# Pulled pork for a crowd made ahead of time?



## appwsmsmkr1 (Mar 7, 2013)

Is there a way that I can make pulled pork like a week ahead of time and store it? if it could be made 2-3 weeks ahead and frozen that would be awsome too. Any advise is defiantly appreciated


----------



## dirtsailor2003 (Mar 7, 2013)

You can pull it, then vac-pack it and freeze it. I do small 1-3 size portions all the time that way. If you don't have a vac-packer then ziplock bag and freeze. To re-heat use a crockpot, or low temp covered in the oven.


----------



## appwsmsmkr1 (Mar 7, 2013)

Ok so would I be able to freeze it in something like an aluminum tray? I may do a large family gathering. That may have 100 people


----------



## smoke happens (Mar 7, 2013)

You would be better off bagging it, unless you get most of the air out of the aluminum tray. Without getting the air out or freezing it air tight you're looking at freezer burn setting in pretty quickly. If you can freeze in bags and reheat in your aluminum pan that would be better.


----------



## sound1 (Mar 7, 2013)

Here is a link for what I did in a situation like yours.

http://www.smokingmeatforums.com/t/125358/butts-vs-the-mes

They loved it.


----------



## appwsmsmkr1 (Mar 7, 2013)

So you did 16 shoulders total? Or 8? And you froze with only the juices? 

Do you have a picture of the batch of 8?


----------



## sound1 (Mar 7, 2013)

16 total and bagged with the juices that had most the fat removed. Made up a couple squirt bottles of JJ's finishing sauce for them as well..


----------



## bruno994 (Mar 7, 2013)

If you are pulling then bagging, make sure you pour some of the drippings (strained of course) and au jus from the cook into the baggies, this will really help with the moistness and also flavor once reheated.  When I reheat vaccum sealed brisket or pulled pork, I usually wil just cut a snip into the top of the baggie, then drop in a pot of boiling water for 1/2 hour to hour to reheat, this really works well for me.  Kind of gives it some steaming action.  Just make sure you clothes pin or chip clip the baggie to the side of the pot or it will fill up with water!


----------



## appwsmsmkr1 (Mar 7, 2013)

Ok that sounds great.
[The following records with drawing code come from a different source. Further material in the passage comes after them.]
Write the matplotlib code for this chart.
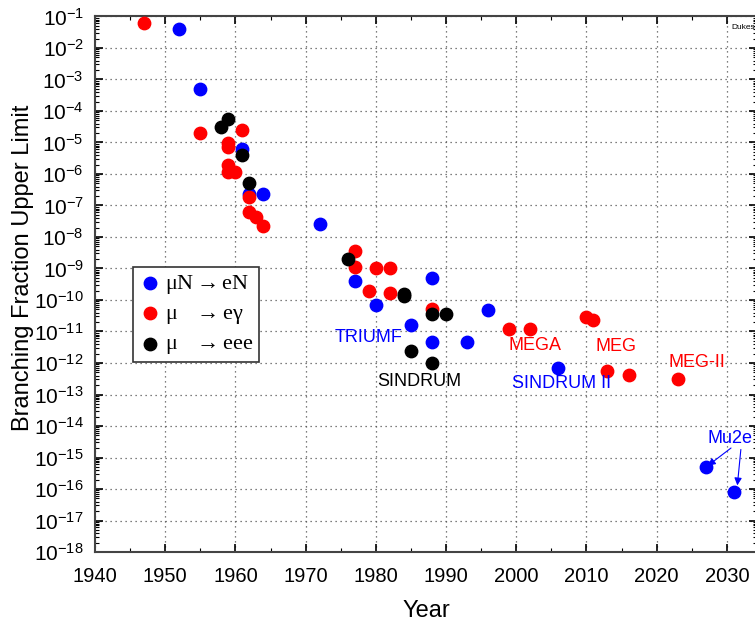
import numpy as np
import matplotlib.pyplot as plt
from matplotlib.ticker import LogLocator, MultipleLocator, NullFormatter

plt.rcParams['font.family'] = ['Liberation Sans', 'DejaVu Sans']
plt.rcParams['mathtext.fontset'] = 'custom'
plt.rcParams['mathtext.rm'] = 'Liberation Sans'
plt.rcParams['mathtext.default'] = 'regular'

# mu N -> e N (conversion)
conv_year = [1952, 1955, 1961, 1962, 1964, 1972, 1977, 1980, 1988, 1996,
             1985, 1988, 1993, 2006, 2027, 2031]
conv_lim = [4e-2, 5e-4, 6e-6, 2.3e-7, 2.3e-7, 2.6e-8, 4e-10, 7e-11, 5e-10, 4.8e-11,
            1.6e-11, 4.7e-12, 4.5e-12, 7e-13, 5e-16, 8e-17]

# mu -> e gamma
meg_year = [1947, 1955, 1961, 1959, 1959, 1959, 1959, 1960, 1962, 1962, 1963, 1964,
            1977, 1977, 1980, 1982, 1979, 1982, 1988, 1999, 2002, 2010, 2011,
            2013, 2016, 2023]
meg_lim = [6e-2, 2e-5, 2.5e-5, 9.5e-6, 7e-6, 2e-6, 1.2e-6, 1.2e-6, 1.9e-7, 6e-8, 4.3e-8, 2.2e-8,
           3.6e-9, 1.1e-9, 1e-9, 1e-9, 1.9e-10, 1.7e-10, 5e-11, 1.2e-11, 1.2e-11, 2.8e-11, 2.4e-11,
           5.7e-13, 4.2e-13, 3.1e-13]

# mu -> eee
eee_year = [1959, 1958, 1961, 1962, 1976, 1984, 1984, 1988, 1990, 1985, 1988]
eee_lim = [5.5e-5, 3e-5, 4e-6, 5.2e-7, 2e-9, 1.5e-10, 1.3e-10, 3.6e-11, 3.6e-11, 2.4e-12, 1.0e-12]

# experiment labels: (text, year, limit, colour)
exp_labels = [('TRIUMF', 1978.9, 6.5e-12, 'blue'),
              ('SINDRUM', 1986.2, 2.6e-13, 'black'),
              ('SINDRUM II', 2006.4, 2.3e-13, 'blue'),
              ('MEGA', 2002.7, 3.5e-12, 'red'),
              ('MEG', 2014.2, 3.3e-12, 'red'),
              ('MEG-II', 2025.8, 1.05e-12, 'red'),
              ('Mu2e', 2030.5, 3.9e-15, 'blue')]

fig = plt.figure(figsize=(7.55, 6.21), dpi=100)
ax = fig.add_axes([95/755, 69/621, 662/755, 535.5/621])

ms = 80
ax.scatter(conv_year, conv_lim, s=ms, color='blue', zorder=3,
           label=r'$\mu$N$\rightarrow$eN')
ax.scatter(meg_year, meg_lim, s=ms, color='red', zorder=3,
           label=r'$\mu$   $\rightarrow$e$\gamma$')
ax.scatter(eee_year, eee_lim, s=ms, color='black', zorder=3,
           label=r'$\mu$   $\rightarrow$eee')

ax.set_yscale('log')
ax.set_xlim(1940, 2034.3)
ax.set_ylim(1e-18, 1e-1)

ax.xaxis.set_major_locator(MultipleLocator(10))
ax.xaxis.set_minor_locator(MultipleLocator(5))
ax.yaxis.set_major_locator(LogLocator(base=10, numticks=30))
ax.yaxis.set_minor_locator(LogLocator(base=10, subs=np.arange(2, 10), numticks=30))
ax.yaxis.set_minor_formatter(NullFormatter())

ax.tick_params(which='both', direction='in', top=True, right=True, colors='black')
ax.tick_params(which='major', length=6, width=1.2)
ax.tick_params(which='minor', length=3, width=0.8)
ax.tick_params(axis='x', labelsize=14.5, pad=11)
ax.tick_params(axis='y', labelsize=15, pad=8)
for sp in ax.spines.values():
    sp.set_linewidth(1.5)
    sp.set_color('#444444')

ax.grid(True, which='major', linestyle=(0, (1, 3)), color='#555555', linewidth=0.9)

ax.set_xlabel('Year', fontsize=17, labelpad=10)
ax.set_ylabel('Branching Fraction Upper Limit', fontsize=17)
ax.yaxis.set_label_coords(-0.092, 0.530)

for txt, yr, lim, col in exp_labels:
    ax.text(yr, lim, txt, color=col, fontsize=13, ha='center', va='center')

ax.annotate('', xy=(2027.3, 5.5e-16), xytext=(2030.6, 2e-15),
            arrowprops=dict(arrowstyle='-|>', color='blue', lw=0.8, mutation_scale=11,
                            shrinkA=0, shrinkB=0))
ax.annotate('', xy=(2031.5, 1.3e-16), xytext=(2032.0, 1.8e-15),
            arrowprops=dict(arrowstyle='-|>', color='blue', lw=0.8, mutation_scale=11,
                            shrinkA=0, shrinkB=0))
ax.text(2030.6, 4.5e-2, 'Dukes', fontsize=6, ha='left', va='center')

leg = ax.legend(loc='upper left', bbox_to_anchor=(0.0574, 0.532), borderaxespad=0,
                frameon=True, fancybox=False, edgecolor='#333333', framealpha=1,
                handletextpad=0.2, borderpad=0.25, labelspacing=0.35, handlelength=1.0,
                prop={'family': ['Liberation Serif', 'DejaVu Serif'], 'size': 16,
                      'math_fontfamily': 'stix'})
leg.get_frame().set_linewidth(1.2)

fig.savefig('out.png', dpi=100)
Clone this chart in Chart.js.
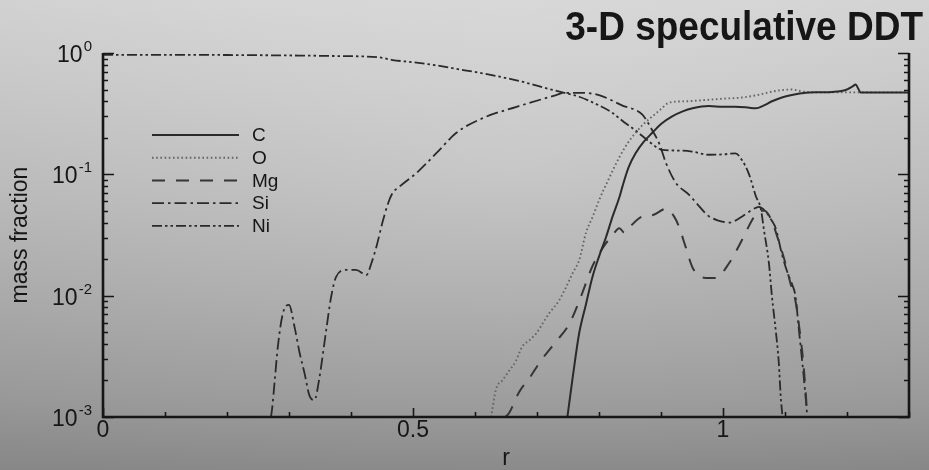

Yes I'm going to def do a test run first. I don't plan on doing this big cook until summer but I just want to get an idea on how to plan ahead. All of you have been so helpful. Thank you very much!


----------



## maple sticks (Mar 7, 2013)

Cooked in advance several times. When doing pulled I bag every shoulder with its fat removed juice from the foil. I use chicken cooking bags with a knot tied after squeezing air out. Sometimes difficult using vacuum on bags with juice. Bags are easy to bring up to temp in microwave. If freezing try to freeze flat as possible for easy thaw.


----------



## timbo62 (Nov 1, 2013)

I had the same question but was wondering if I can refrigerate for just a few days and then re-heat in a slow cooker? Looking to bring it to work for lunch with the team and I have more time on Monday to make it but it would be for lunch (Midnight friday night/Sat Morning). Just wondering if a slow cooker (crock pot) would be better than everybody trying to microwave it when they want to eat. Group is about 15 guys. I have time before it's my turn so I figured I'd start inquiring now.

thanks in advance

Tim


----------



## cliffcarter (Nov 1, 2013)

Timbo62 said:


> I had the same question but was wondering if I can refrigerate for just a few days and then re-heat in a slow cooker?  Just wondering if a slow cooker (crock pot) would be better than everybody trying to microwave it when they want to eat....
> 
> thanks in advance
> 
> Tim


Yes.


----------



## millerk0486 (Nov 1, 2013)

I pull and freeze mine all the time too. I just had some for dinner the other night that I smoked back in March. I vac pac mine without the fat or added juices. Then when I defrost it, I warm it up either in a croc pot or stove top and add a little water to keep it moist.

I have done it for a wedding once before too and warmed it up in the large commercial warmers/croc pots (whatever they are called). The people in the wedding didn't want the pork sauced, so to keep it moist I had a thin layer of water at the bottom which steamed and kept the meat moist. Lots of good reviews.


----------